Rob Bunce – 19, Hamble
“Starting training with the Artemis Offshore Academy is the next step in my sailing career. It will be a great chance to refine some of the skills I already have and hopefully learn some new ones. I feel very privileged to be selected for this unique opportunity, overcoming some pretty tough mental and physical tests during the Selection Trials.”
“I applied for the Academy because I feel like it is a great chance for my sailing to develop in a different environment than usual. Sailing shorthanded certainly presents new challenges, which is another reason I applied. The Academy will push me to achieve my full potential in sailing. The things I learn during my training with the Academy should put me in good stead for the rest of my sailing life, no matter what discipline. What I gain from the experience will be invaluable down the line.”
“The trials for me had two sections, the first day and first night I found very hard. After a gruelling day of fitness testing we then continued with physical activities until 2300 and then had one hour of sleep before we were sailing at 0730. But after this I managed to find my rhythm and the next two days came a lot easier to me. Along with having a great day of sailing, which certainly lifted my spirits, we had a few challenges that really played to my strengths. With the constant mental tests and lack of sleep during the trials – I think the Academy managed to emulate solo sailing rather well.

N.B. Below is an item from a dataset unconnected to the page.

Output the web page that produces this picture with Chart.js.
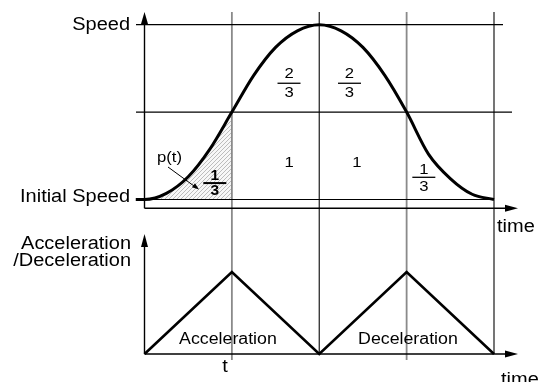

Including some of the obstacles that you may have to overcome whilst racing the Figaro helped to keep all of the scenarios relevant.”
“I am looking forward to all the facilities and resources open to members of the Academy – from a tailored physical training programme, to on the water coaching. Being part of a world renowned racing squad will also be fantastic exposure for me as a sailor and a great edition to my sailing CV.”